After our collective rolls in the dirt, our attention turned to other new features. One of the things that stood out was a semi-permanent injury system, which feels designed to not only penalize careless play, but emphasize the nature of harsher terrain. Drop from too high, you're messed up and need time to bandage yourself up. Wreck the car, you're messed up. Get shot up a little too much, you're messed up. You'll move slowly or hobble around until you actually take the time to sit down and fix yourself up. By the end of our playtime, our squad could a poster for bandaged limbs. Our squad driver … may have rolled us in a vehicle a few times.

Another new thing you and your squad can do is set up a bivouac, which is a temporary camp soldiers use to regroup. When you're not fixing battle damage, you're crafting items and tweaking your weapons. You can also choose to eat, rest or a variety of other things that can give you small boosts to your overall performance. You can also choose to change your classification. I stuck with being (or trying to be) a sharpshooter.


Our first mission was a rescue operation to extract and safeguard an engineer from the confines of a base. If you've played Wildlands most recently, then you'll more than seamlessly slide into the way things are done in Breakpoint, for the most part. Thankfully, I can give credit to my teammates and squad leader for buying into the notion of really working together. We moved as a group, took cover and went prone when patrols went by and synced up some beautiful simultaneous sniping shots. Our squad leader would get a good read of who was where on the map, and I got to say things like, "I've got eyes on the dude in the tower," or answer questions like, "Two guys walking near the door, I've got one, who has the other?" We balanced cool moments like that with awesome human error, like when one of my squadmates accidentally set me on fire or when I ruined about 10 minutes' worth of planning on another mission when I forgot to silence my rifle, which alerted everyone and led to a mad scramble, which we survived somehow.

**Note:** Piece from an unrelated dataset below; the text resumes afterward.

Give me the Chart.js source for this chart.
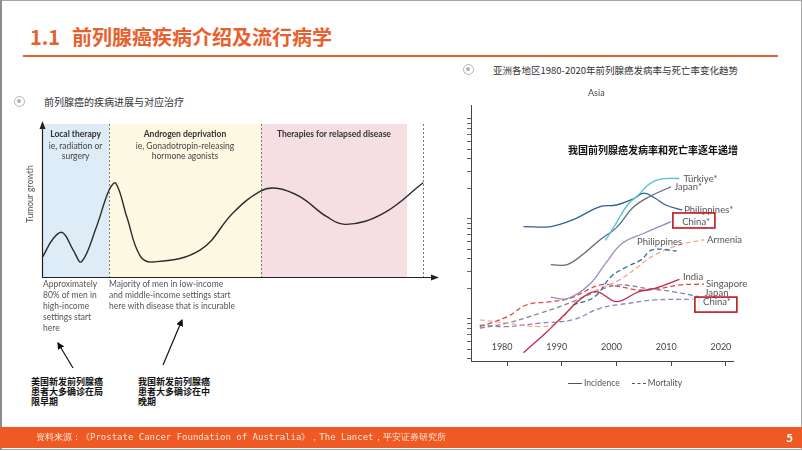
<!DOCTYPE html>
<html>
<head>
<meta charset="utf-8">
<script src="https://cdn.jsdelivr.net/npm/chart.js@4.4.0/dist/chart.umd.min.js"></script>
<style>
    html, body { margin: 0; padding: 0; }
    body { width: 802px; height: 451px; position: relative; overflow: hidden; background: #fff; font-family: "Noto Sans CJK SC", sans-serif; }
    .abs { position: absolute; white-space: nowrap; }
    .frame { position: absolute; left: 0; top: 0; width: 802px; height: 450px; box-sizing: border-box; border: 1px solid #a6a6a6; border-left: 2px solid #8c8c8c; }
    .title { left: 30px; top: 25px; font-size: 20px; line-height: 24px; font-weight: bold; color: #e8602b; }
    .title span { margin-left: 12px; }
    .rule { position: absolute; left: 23px; top: 55px; width: 755px; height: 2px; background: #e8602b; }
    .bullet { position: absolute; width: 11px; height: 11px; border: 1.5px solid #b3b3b3; border-radius: 50%; box-sizing: border-box; }
    .bullet::after { content: ""; position: absolute; left: 2px; top: 2px; width: 4px; height: 4px; border-radius: 50%; background: #b3b3b3; }
    .sub { font-size: 10px; line-height: 12px; color: #333; }
    .note { font-family: Lato, sans-serif; font-size: 8.5px; line-height: 11px; color: #555; }
    .cn { font-size: 9px; line-height: 9.8px; font-weight: bold; color: #111; }
    .footer { position: absolute; left: 0; top: 427px; width: 802px; height: 21px; background: #ef5a24; }
    .src { left: 36px; top: 427px; font-family: "DejaVu Sans Mono", monospace; font-size: 9px; line-height: 21px; color: #fde3d5; }
    .page { left: 786px; top: 427px; font-family: Lato, sans-serif; font-size: 12px; line-height: 21px; font-weight: bold; color: #fff; }
    .legend { left: 568px; top: 377px; font-family: Lato, sans-serif; font-size: 8.5px; line-height: 12px; color: #555; }
    .legend i { display: inline-block; width: 14px; vertical-align: middle; border-top: 1px solid #555; margin-right: 2px; }
    .legend i.d { border-top: 1px dashed #555; margin-left: 12px; }
    canvas { position: absolute; }
</style>
</head>
<body>
<div class="frame"></div>
<div class="abs title">1.1<span>前列腺癌疾病介绍及流行病学</span></div>
<div class="rule"></div>

<div class="bullet" style="left:14px;top:96px"></div>
<div class="abs sub" style="left:44px;top:96px">前列腺癌的疾病进展与对应治疗</div>
<div class="bullet" style="left:463px;top:64px"></div>
<div class="abs sub" style="left:493px;top:64px;font-size:9.5px">亚洲各地区1980-2020年前列腺癌发病率与死亡率变化趋势</div>

<div style="position:absolute;left:20px;top:110px;width:425px;height:180px"><canvas id="stage-chart"></canvas></div>
<div style="position:absolute;left:455px;top:85px;width:330px;height:310px"><canvas id="asia-chart"></canvas></div>

<div class="abs note" style="left:43px;top:279px">Approximately<br>80% of men in<br>high-income<br>settings start<br>here</div>
<div class="abs note" style="left:109px;top:279px">Majority of men in low-income<br>and middle-income settings start<br>here with disease that is incurable</div>
<div class="abs cn" style="left:31px;top:377px">美国新发前列腺癌<br>患者大多确诊在局<br>限早期</div>
<div class="abs cn" style="left:138px;top:377px">我国新发前列腺癌<br>患者大多确诊在中<br>晚期</div>

<svg style="position:absolute;left:0;top:0" width="802" height="451">
    <defs>
        <marker id="ah" markerWidth="6" markerHeight="6" refX="5" refY="3" orient="auto">
            <path d="M0,0 L6,3 L0,6 Z" fill="#111"/>
        </marker>
    </defs>
    <line x1="73" y1="368" x2="58" y2="343" stroke="#111" stroke-width="1.2" marker-end="url(#ah)"/>
    <line x1="163" y1="365" x2="182" y2="320" stroke="#111" stroke-width="1.2" marker-end="url(#ah)"/>
</svg>

<div class="abs" style="left:588px;top:87px;font-family:Lato,sans-serif;font-size:9px;line-height:12px;color:#444">Asia</div>
<div class="abs" style="left:568px;top:143px;font-size:10px;line-height:14px;font-weight:bold;color:#111">我国前列腺癌发病率和死亡率逐年递增</div>
<div class="abs legend"><i></i>Incidence<i class="d"></i>Mortality</div>

<div class="footer"></div>
<div class="abs src">资料来源：《Prostate Cancer Foundation of Australia》，The Lancet，平安证券研究所</div>
<div class="abs page">5</div>

<script>
// ---- left diagram: disease course vs treatment stage ----
const stageNames = ["Local therapy", "Androgen deprivation", "Therapies for relapsed disease"];
const stageNotes = [["ie, radiation or", "surgery"], ["ie, Gonadotropin-releasing", "hormone agonists"], []];
const stageBounds = [[0, 17], [17, 55.4], [55.4, 92.4]];
const stageDividers = [17, 55.4, 96.5];
const growthX = [0.2, 2.9, 5.2, 7.9, 10, 13.8, 17, 18.7, 21.5, 24.8, 28.1, 40, 48.4, 55.2, 59.4, 65.3, 72.1, 77.1, 86.4, 96.5];
const growthY = [13.3, 25.3, 29, 17.6, 10, 32.9, 56.9, 61.2, 39, 14, 9.8, 17.6, 42, 56, 58, 52.5, 39.4, 34.4, 41.6, 61.6];

// ---- right chart: Asia incidence / mortality per 100,000 ----
const yearTicks = [1980, 1990, 2000, 2010, 2020];
const rateTicks = [0.4, 0.5, 0.6, 0.7, 0.8, 0.9, 1, 2, 3, 4, 5, 6, 7, 8, 9, 10, 20, 30, 40, 50, 60, 70, 80, 90, 100];

const turkiyeIncYears = [1998, 2000, 2002, 2004, 2006, 2008, 2011.5];
const turkiyeInc = [6.1, 9.2, 13.8, 17.4, 22.4, 25.1, 25.4];
const japanIncYears = [1988, 1991, 1994, 1997, 2000, 2003, 2006, 2010];
const japanInc = [3.5, 3.5, 4.5, 6.2, 8.2, 13.0, 16.7, 21.0];
const philippinesIncYears = [1983, 1988, 1992, 1997, 2000, 2003, 2005, 2007, 2009, 2012];
const philippinesInc = [8.4, 8.4, 9.8, 13.3, 13.8, 15.8, 18.1, 16.2, 13.8, 12.3];
const chinaIncYears = [1988, 1991, 1995, 1998, 2001, 2005, 2010];
const chinaInc = [1.65, 1.6, 2.2, 3.6, 5.7, 7.2, 9.4];
const indiaIncYears = [1983, 1987, 1990, 1994, 1996.5, 2000, 2004, 2007, 2011.5];
const indiaInc = [0.46, 0.72, 1.04, 1.67, 1.87, 1.49, 1.87, 2.02, 2.49];

const philippinesMortYears = [1992, 1996, 1999, 2002, 2004.5, 2006.5, 2011];
const philippinesMort = [1.38, 1.67, 2.65, 3.35, 3.9, 4.9, 4.8];
const armeniaMortYears = [1975, 1980, 1986, 1989, 1993, 1997, 2000.5, 2004, 2007, 2011.5, 2016];
const armeniaMort = [0.98, 0.91, 0.84, 0.91, 1.55, 2.02, 2.45, 3.35, 4.37, 5.5, 6.2];
const singaporeMortYears = [1975, 1980, 1983.5, 1988, 1991.5, 1997, 2000.5, 2004, 2008, 2011.5, 2016];
const singaporeMort = [0.84, 1.05, 1.38, 1.49, 1.61, 2.19, 2.11, 1.95, 2.02, 2.19, 2.23];
const japanMortYears = [1975, 1980, 1986, 1992, 1997, 2000.5, 2005.5, 2010.5, 2015];
const japanMort = [0.81, 0.91, 1.14, 1.49, 1.95, 2.19, 2.02, 1.87, 1.67];
const chinaMortYears = [1975, 1980, 1986, 1992, 1997, 2002, 2007, 2014];
const chinaMort = [0.87, 0.84, 0.91, 0.98, 1.28, 1.43, 1.55, 1.57];

const toPoints = (xs, ys) => xs.map((x, i) => ({ x, y: ys[i] }));

// stage diagram
const stagePlugin = {
    id: "stages",
    beforeDatasetsDraw(chart) {
        const { ctx, chartArea: a, scales: { x } } = chart;
        const fills = ["#ddecf6", "#fdf8e2", "#f5dfe2"];
        ctx.save();
        stageBounds.forEach((b, i) => {
            ctx.fillStyle = fills[i];
            ctx.fillRect(x.getPixelForValue(b[0]), a.top, x.getPixelForValue(b[1]) - x.getPixelForValue(b[0]), a.bottom - a.top);
        });
        ctx.strokeStyle = "#7a7a7a";
        ctx.lineWidth = 1;
        ctx.setLineDash([2, 2]);
        stageDividers.forEach(v => {
            const px = Math.round(x.getPixelForValue(v)) + 0.5;
            ctx.beginPath();
            ctx.moveTo(px, a.top);
            ctx.lineTo(px, a.bottom);
            ctx.stroke();
        });
        ctx.restore();
    },
    afterDraw(chart) {
        const { ctx, chartArea: a, scales: { x } } = chart;
        ctx.save();
        // axes with arrow heads
        ctx.strokeStyle = "#222";
        ctx.fillStyle = "#222";
        ctx.lineWidth = 1.2;
        ctx.beginPath();
        ctx.moveTo(a.left + 0.5, a.bottom);
        ctx.lineTo(a.left + 0.5, a.top + 2);
        ctx.moveTo(a.left, a.bottom + 0.5);
        ctx.lineTo(a.right - 2, a.bottom + 0.5);
        ctx.stroke();
        ctx.beginPath();
        ctx.moveTo(a.left + 0.5, a.top - 3);
        ctx.lineTo(a.left - 2.5, a.top + 5);
        ctx.lineTo(a.left + 3.5, a.top + 5);
        ctx.fill();
        ctx.beginPath();
        ctx.moveTo(a.right + 2, a.bottom + 0.5);
        ctx.lineTo(a.right - 6, a.bottom - 2.5);
        ctx.lineTo(a.right - 6, a.bottom + 3.5);
        ctx.fill();

        // stage labels
        ctx.textAlign = "center";
        ctx.textBaseline = "middle";
        stageBounds.forEach((b, i) => {
            const cx = x.getPixelForValue((b[0] + b[1]) / 2);
            ctx.fillStyle = "#333";
            ctx.font = "bold 8.5px Lato";
            ctx.fillText(stageNames[i], cx, a.top + 10);
            ctx.fillStyle = "#444";
            ctx.font = "8.5px Lato";
            stageNotes[i].forEach((t, j) => ctx.fillText(t, cx, a.top + 22 + j * 10.5));
        });

        // y title
        ctx.translate(a.left - 12, a.top + 70);
        ctx.rotate(-Math.PI / 2);
        ctx.fillStyle = "#555";
        ctx.font = "8.5px Lato";
        ctx.fillText("Tumour growth", 0, 0);
        ctx.restore();
    }
};

new Chart(document.getElementById("stage-chart"), {
    type: "line",
    data: {
        datasets: [{
            data: toPoints(growthX, growthY),
            borderColor: "#2b2b2b",
            borderWidth: 1.4,
            pointRadius: 0,
            fill: false,
            tension: 0.4
        }]
    },
    options: {
        responsive: true,
        maintainAspectRatio: false,
        animation: false,
        layout: { padding: { left: 22, right: 8, top: 14, bottom: 13 } },
        plugins: { legend: { display: false }, tooltip: { enabled: false } },
        scales: {
            x: { type: "linear", min: 0, max: 100, display: false },
            y: { type: "linear", min: 0, max: 100, display: false }
        }
    },
    plugins: [stagePlugin]
});

// Asia chart
const series = [
    { name: "Türkiye*", years: turkiyeIncYears, values: turkiyeInc, color: "#4fc2d4", dashed: false, tag: { dx: 4, dy: 0 } },
    { name: "Japan*", years: japanIncYears, values: japanInc, color: "#5f6a76", dashed: false, tag: { dx: 3, dy: 0 } },
    { name: "Philippines*", years: philippinesIncYears, values: philippinesInc, color: "#2f5f95", dashed: false, tag: { dx: 2, dy: 0 } },
    { name: "China*", years: chinaIncYears, values: chinaInc, color: "#9d8ac6", dashed: false, tag: { dx: 11, dy: 0, box: [1.7, -8.7, 42, 15] } },
    { name: "India", years: indiaIncYears, values: indiaInc, color: "#c1294b", dashed: false, tag: { dx: 3.5, dy: -2 } },
    { name: "Philippines", years: philippinesMortYears, values: philippinesMort, color: "#2d6c95", dashed: true, tag: { dx: -17, dy: -9, align: "center" } },
    { name: "Armenia", years: armeniaMortYears, values: armeniaMort, color: "#f3a88b", dashed: true, tag: { dx: 3, dy: 0 } },
    { name: "Singapore", years: singaporeMortYears, values: singaporeMort, color: "#df474c", dashed: true, tag: { dx: 2, dy: 0 } },
    { name: "Japan", years: japanMortYears, values: japanMort, color: "#7a8ca3", dashed: true, tag: { dx: 6, dy: -4 } },
    { name: "China*", years: chinaMortYears, values: chinaMort, color: "#8c84b8", dashed: true, tag: { dx: 10, dy: 2.5, box: [1.8, -2.3, 42, 15] } }
];

const asiaPlugin = {
    id: "asiaLabels",
    afterDraw(chart) {
        const { ctx, chartArea: a, scales: { x } } = chart;
        ctx.save();
        ctx.font = "9px Lato";
        ctx.fillStyle = "#444";
        ctx.textAlign = "center";
        ctx.textBaseline = "middle";
        yearTicks.forEach(yr => ctx.fillText(String(yr), x.getPixelForValue(yr) - 5, a.bottom - 14));

        ctx.font = "9.5px Lato";
        ctx.textBaseline = "middle";
        series.forEach((s, i) => {
            const pts = chart.getDatasetMeta(i).data;
            const last = pts[pts.length - 1];
            const t = s.tag;
            ctx.fillStyle = "#555";
            ctx.textAlign = t.align || "left";
            ctx.fillText(s.name, last.x + t.dx, last.y + t.dy);
            if (t.box) {
                ctx.strokeStyle = "#c0161c";
                ctx.lineWidth = 1.6;
                ctx.strokeRect(last.x + t.box[0], last.y + t.box[1], t.box[2], t.box[3]);
            }
        });
        ctx.restore();
    }
};

new Chart(document.getElementById("asia-chart"), {
    type: "line",
    data: {
        datasets: series.map(s => ({
            label: s.name,
            data: toPoints(s.years, s.values),
            borderColor: s.color,
            borderWidth: 1.3,
            borderDash: s.dashed ? [5, 3] : [],
            pointRadius: 0,
            fill: false,
            tension: 0.4
        }))
    },
    options: {
        responsive: true,
        maintainAspectRatio: false,
        animation: false,
        layout: { padding: { left: 12, right: 52, top: 20, bottom: 29 } },
        plugins: { legend: { display: false }, tooltip: { enabled: false } },
        scales: {
            x: {
                type: "linear",
                min: 1973.4,
                max: 2021.3,
                afterBuildTicks: axis => { axis.ticks = yearTicks.map(v => ({ value: v })); },
                grid: { drawOnChartArea: false, drawTicks: true, tickLength: 5, color: "#444" },
                border: { display: true, color: "#444", width: 1 },
                ticks: { display: false }
            },
            y: {
                type: "logarithmic",
                min: 0.38,
                max: 138,
                afterBuildTicks: axis => { axis.ticks = rateTicks.map(v => ({ value: v })); },
                grid: { drawOnChartArea: false, drawTicks: true, tickLength: 4, color: "#666" },
                border: { display: true, color: "#444", width: 1 },
                ticks: { display: false }
            }
        }
    },
    plugins: [asiaPlugin]
});
</script>
</body>
</html>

We rinsed and repeated over the course of our hands-on session, which also included some driving around (and wrecking), along with another aspect separate from Wildlands: drone combat.

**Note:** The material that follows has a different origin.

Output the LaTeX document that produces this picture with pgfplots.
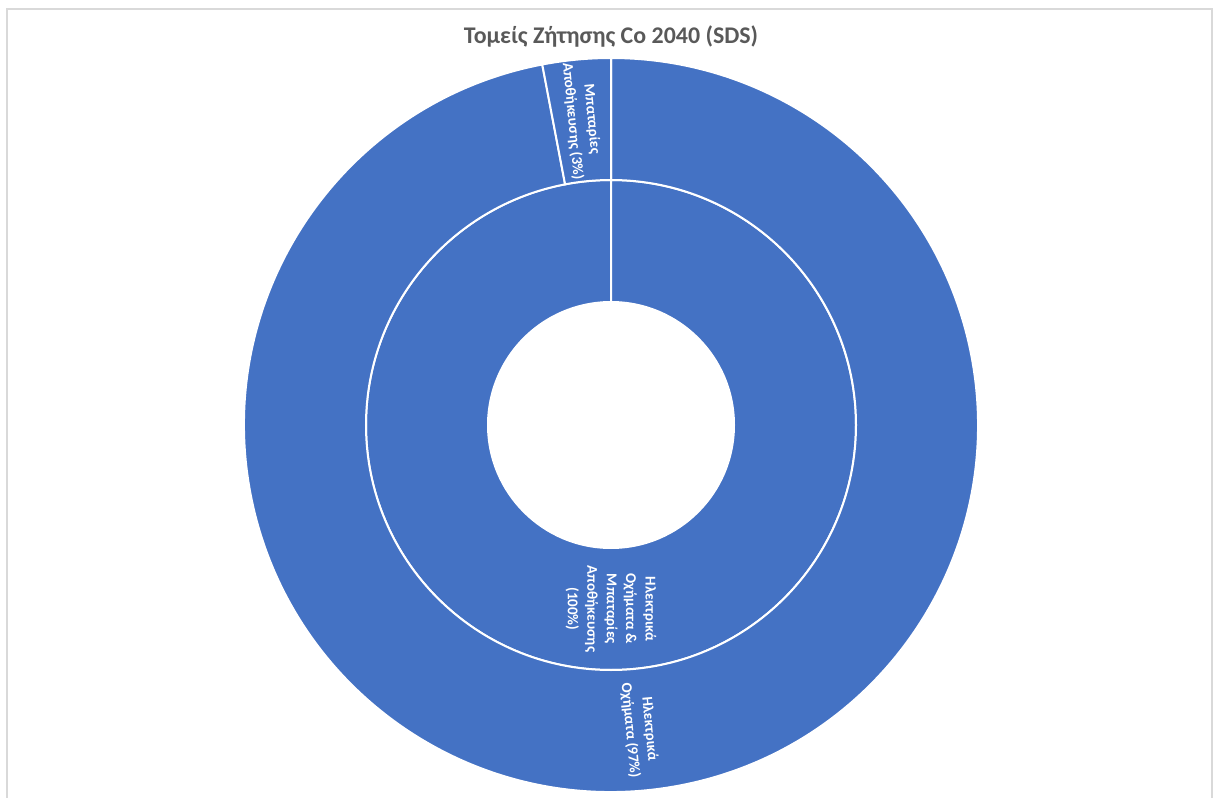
\documentclass[border=0pt]{standalone}
\usepackage{pgfplots}
\pgfplotsset{compat=1.18}
\usepackage{pgfplotstable}
\usepackage{fontspec}
\setmainfont{Carlito}
\definecolor{sbblue}{HTML}{4472C4}
\definecolor{titlegray}{HTML}{595959}
\definecolor{framegray}{HTML}{D9D9D9}

% ring value (percent)
\pgfplotstableread{
ring label value
outer EV 97
outer Bat 3
inner All 100
}\sundata

\pgfplotstablegetelem{0}{value}\of\sundata \let\vEV\pgfplotsretval
\pgfplotstablegetelem{1}{value}\of\sundata \let\vBat\pgfplotsretval
\pgfplotstablegetelem{2}{value}\of\sundata \let\vAll\pgfplotsretval

\pgfmathsetmacro{\aEVs}{90}
\pgfmathsetmacro{\aEVe}{90-3.6*\vEV}
\pgfmathsetmacro{\aBats}{\aEVe}
\pgfmathsetmacro{\aBate}{\aBats-3.6*\vBat}
\pgfmathsetmacro{\aAlls}{90}
\pgfmathsetmacro{\aAlle}{90-3.6*\vAll}
\pgfmathsetmacro{\mEV}{(\aEVs+\aEVe)/2}
\pgfmathsetmacro{\mBat}{(\aBats+\aBate)/2}
\pgfmathsetmacro{\mAll}{(\aAlls+\aAlle)/2}

\newcommand{\sector}[4]{%
  \fill[sbblue, draw=white, line width=2bp]
    (#3:#1 bp) arc[start angle=#3, end angle=#4, radius=#1 bp]
    -- (#4:#2 bp) arc[start angle=#4, end angle=#3, radius=#2 bp] -- cycle;}

\begin{document}
\begin{tikzpicture}
\begin{axis}[
  hide axis, x=1bp, y=1bp,
  xmin=0, xmax=1214, ymin=0, ymax=798,
  clip=false, scale only axis]
  \addplot[draw=none, mark=none, forget plot] coordinates {(0,0) (1214,798)};
  % frame
  \draw[framegray, line width=2bp] (axis cs:7,0) -- (axis cs:7,789) -- (axis cs:1212,789) -- (axis cs:1212,0);
  % title
  \node[font=\fontsize{24}{28}\selectfont\bfseries, text=titlegray] at (axis cs:611,761) {Τομείς Ζήτησης Co 2040 (SDS)};
  \begin{scope}[shift={(axis cs:611,373)}]
    \sector{123}{245}{\aAlls}{\aAlle}
    \sector{245}{367}{\aEVs}{\aEVe}
    \sector{245}{367}{\aBats}{\aBate}
    \node[text=white, font=\fontsize{15}{19.5}\selectfont\bfseries, align=center, rotate=\mAll]
      at (\mAll:184bp) {Ηλεκτρικά\\Οχήματα \&\\Μπαταρίες\\Αποθήκευσης\\(100\%)};
    \node[text=white, font=\fontsize{15}{19.5}\selectfont\bfseries, align=center, rotate=\mEV]
      at (\mEV:306bp) {Ηλεκτρικά\\Οχήματα (97\%)};
    \node[text=white, font=\fontsize{15}{19.5}\selectfont\bfseries, align=center, rotate=\mBat+180]
      at (\mBat:306bp) {Μπαταρίες\\Αποθήκευσης (3\%)};
  \end{scope}
\end{axis}
\pgfresetboundingbox
\path (0,0) rectangle (1214bp,798bp);
\end{tikzpicture}
\end{document}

One of our last acts as a group was taking down a "behemoth," which is a giant drones/robots that patrols a part of the map. We had to coordinate attacks, hit weak spots when armor was knocked off and make sure to not get caught in the drone's sights and get hit with some kind of fatal payload. It felt a little like Horizon Zero Dawn, trying to take down a big, mobile machine. We succeeded, bandaged up and all, and got some goodies in the process.

We're told that Ghost Recon: Breakpoint will also have a greater focus on storytelling, which I welcome as someone who mostly flies solo during my gaming. It'll also feature a much bigger map than the one in Wildlands, so there are going to be even more places to invest your time. We'll all get a chance to dig deeper in the Breakpoint dirt on Oct. 4 of this year.